**OBJECTIVE:** Search the entries for the word "this" and pull out each line that has it.

**DATA PROVIDED:**
— Begin —
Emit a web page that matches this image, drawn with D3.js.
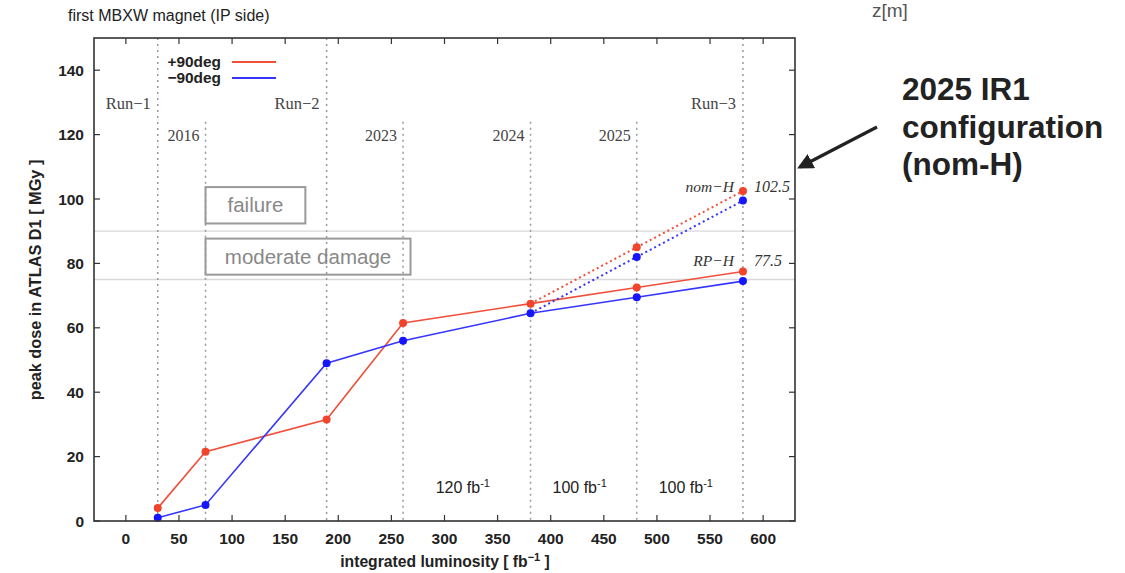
— End —
— Begin —
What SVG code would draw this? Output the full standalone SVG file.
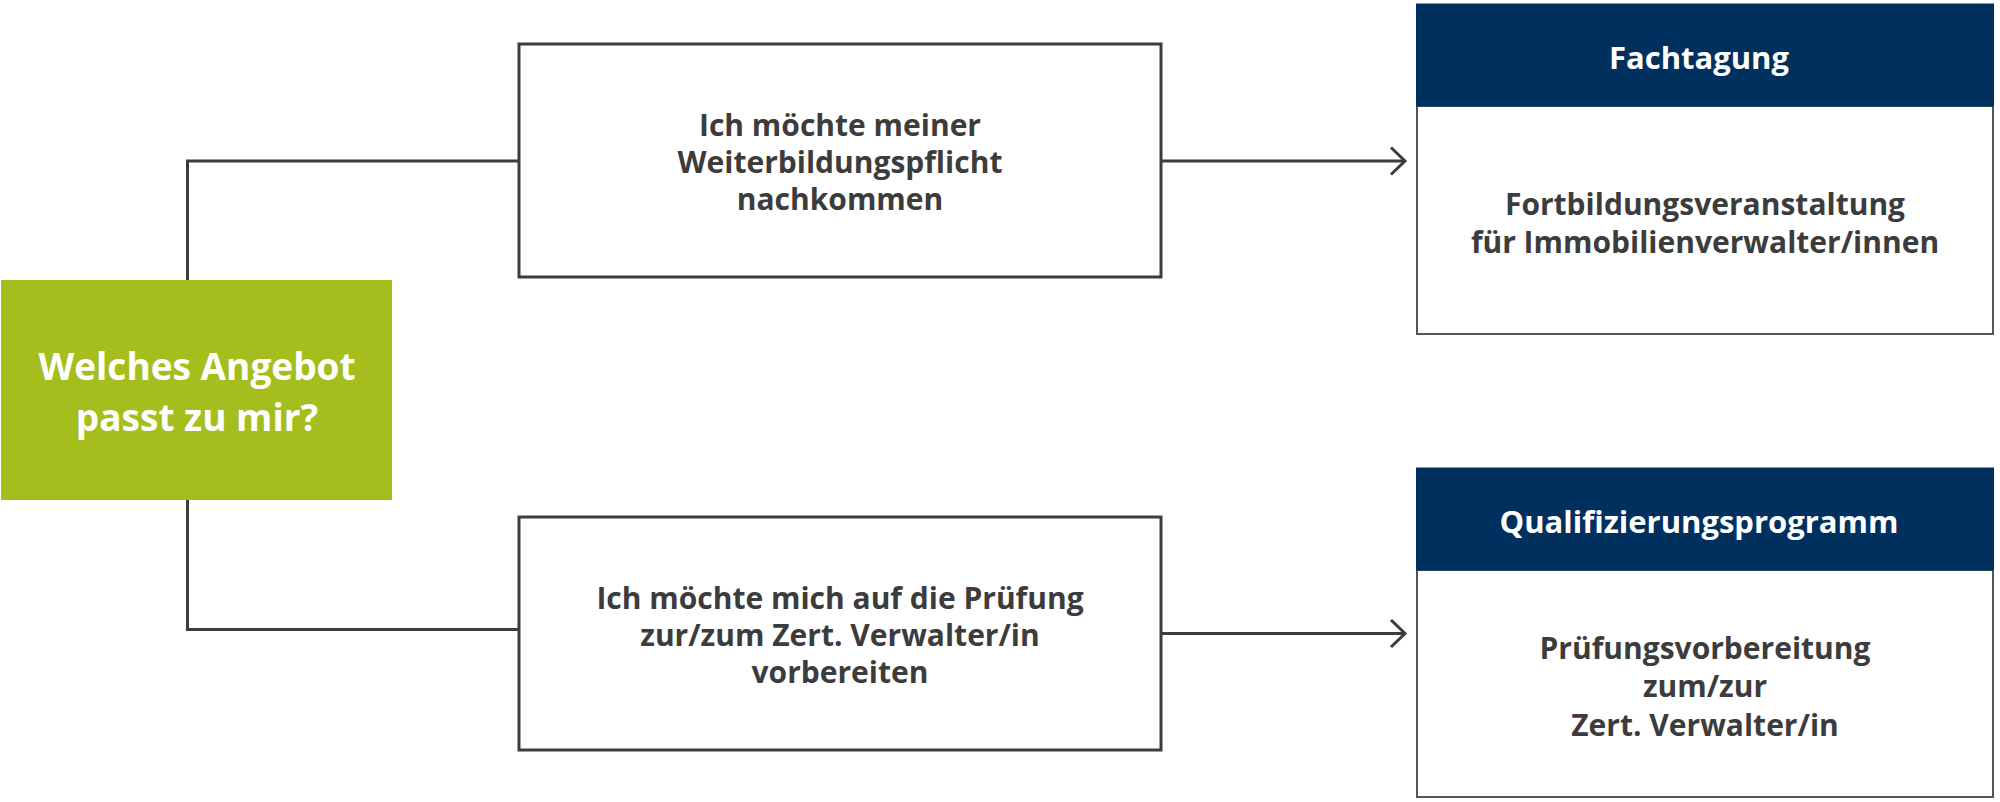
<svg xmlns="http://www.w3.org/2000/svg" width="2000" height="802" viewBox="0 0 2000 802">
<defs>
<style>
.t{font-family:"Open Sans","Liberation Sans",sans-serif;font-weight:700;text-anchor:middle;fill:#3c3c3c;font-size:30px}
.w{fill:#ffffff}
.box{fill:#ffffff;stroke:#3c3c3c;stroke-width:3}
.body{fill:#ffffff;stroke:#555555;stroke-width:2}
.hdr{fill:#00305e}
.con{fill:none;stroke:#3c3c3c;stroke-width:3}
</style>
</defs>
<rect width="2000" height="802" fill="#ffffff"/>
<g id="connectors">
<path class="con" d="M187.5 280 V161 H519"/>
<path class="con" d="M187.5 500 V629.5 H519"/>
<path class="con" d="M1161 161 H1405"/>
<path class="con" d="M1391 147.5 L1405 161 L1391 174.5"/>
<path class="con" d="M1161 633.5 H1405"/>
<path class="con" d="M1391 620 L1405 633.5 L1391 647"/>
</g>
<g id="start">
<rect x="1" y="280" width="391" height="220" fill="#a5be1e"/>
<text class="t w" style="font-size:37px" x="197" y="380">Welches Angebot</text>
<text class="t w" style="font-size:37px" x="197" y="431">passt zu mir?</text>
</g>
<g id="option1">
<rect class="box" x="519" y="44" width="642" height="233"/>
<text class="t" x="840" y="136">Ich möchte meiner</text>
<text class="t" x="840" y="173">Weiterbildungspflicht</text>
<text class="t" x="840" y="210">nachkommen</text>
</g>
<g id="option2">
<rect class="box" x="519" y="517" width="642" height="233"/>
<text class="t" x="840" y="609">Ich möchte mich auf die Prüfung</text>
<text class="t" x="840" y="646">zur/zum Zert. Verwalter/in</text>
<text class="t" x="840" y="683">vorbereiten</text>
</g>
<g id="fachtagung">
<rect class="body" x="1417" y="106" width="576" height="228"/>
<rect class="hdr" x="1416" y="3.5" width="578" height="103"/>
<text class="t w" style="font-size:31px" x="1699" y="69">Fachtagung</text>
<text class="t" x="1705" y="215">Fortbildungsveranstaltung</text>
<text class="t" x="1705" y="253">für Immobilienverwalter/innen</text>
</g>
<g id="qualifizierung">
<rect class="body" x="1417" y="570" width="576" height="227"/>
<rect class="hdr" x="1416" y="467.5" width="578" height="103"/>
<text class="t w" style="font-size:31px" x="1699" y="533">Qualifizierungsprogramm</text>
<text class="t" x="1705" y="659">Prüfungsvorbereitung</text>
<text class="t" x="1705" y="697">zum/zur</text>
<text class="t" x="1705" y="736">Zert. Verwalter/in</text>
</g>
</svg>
— End —
— Begin —
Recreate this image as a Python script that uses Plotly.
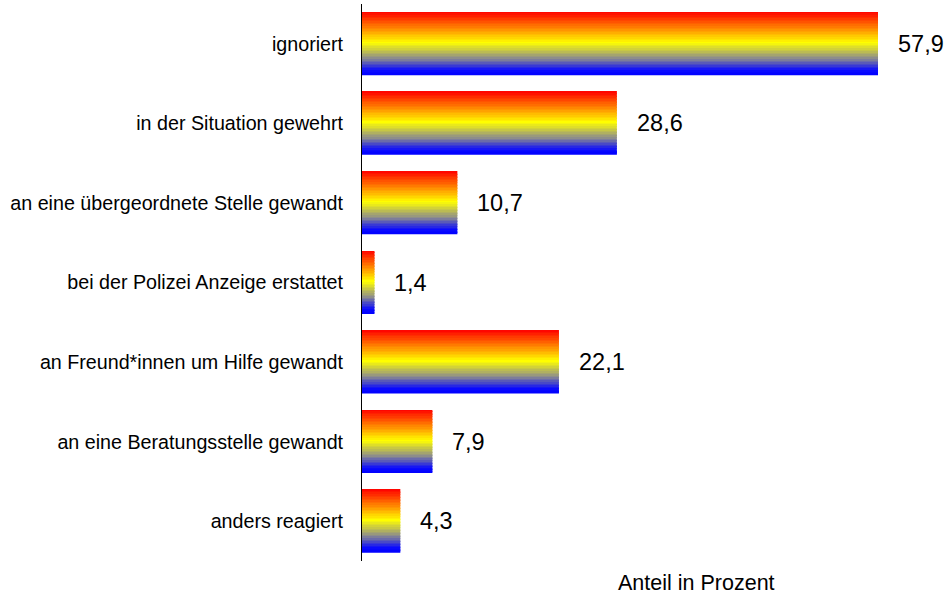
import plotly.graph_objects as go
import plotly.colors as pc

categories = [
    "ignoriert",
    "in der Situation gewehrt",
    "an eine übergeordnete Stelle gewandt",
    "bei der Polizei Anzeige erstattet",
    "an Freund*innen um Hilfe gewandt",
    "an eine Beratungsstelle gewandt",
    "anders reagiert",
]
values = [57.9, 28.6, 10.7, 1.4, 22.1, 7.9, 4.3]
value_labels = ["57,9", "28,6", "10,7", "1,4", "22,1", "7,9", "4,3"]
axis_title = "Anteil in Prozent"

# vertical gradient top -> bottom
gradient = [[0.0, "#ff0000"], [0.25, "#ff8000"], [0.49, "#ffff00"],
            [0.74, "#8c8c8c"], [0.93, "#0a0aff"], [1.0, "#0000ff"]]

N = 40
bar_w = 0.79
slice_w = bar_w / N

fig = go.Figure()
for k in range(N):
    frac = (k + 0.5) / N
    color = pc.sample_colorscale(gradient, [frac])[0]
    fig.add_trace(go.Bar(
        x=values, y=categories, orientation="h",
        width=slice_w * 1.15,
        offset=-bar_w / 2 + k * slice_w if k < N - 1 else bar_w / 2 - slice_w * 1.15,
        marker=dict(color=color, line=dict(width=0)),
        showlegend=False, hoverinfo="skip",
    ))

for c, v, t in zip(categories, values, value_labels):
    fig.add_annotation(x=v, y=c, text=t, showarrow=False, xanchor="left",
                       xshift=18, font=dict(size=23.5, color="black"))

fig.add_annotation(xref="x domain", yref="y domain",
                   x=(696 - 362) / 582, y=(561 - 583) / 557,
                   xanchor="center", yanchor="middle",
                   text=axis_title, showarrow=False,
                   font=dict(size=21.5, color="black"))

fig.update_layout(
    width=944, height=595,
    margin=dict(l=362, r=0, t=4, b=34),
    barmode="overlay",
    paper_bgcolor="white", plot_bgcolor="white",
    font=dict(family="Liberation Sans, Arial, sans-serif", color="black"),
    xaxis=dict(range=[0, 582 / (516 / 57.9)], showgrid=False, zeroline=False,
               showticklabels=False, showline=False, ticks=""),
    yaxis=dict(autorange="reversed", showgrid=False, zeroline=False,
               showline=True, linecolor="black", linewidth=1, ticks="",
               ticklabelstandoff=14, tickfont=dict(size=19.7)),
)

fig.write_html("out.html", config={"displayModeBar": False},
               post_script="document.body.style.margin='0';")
— End —
**WRITTEN RESPONSE:**
Emit a web page that matches this image, drawn with D3.js.
What SVG code would draw this? Output the full standalone SVG file.
Recreate this image as a Python script that uses Plotly.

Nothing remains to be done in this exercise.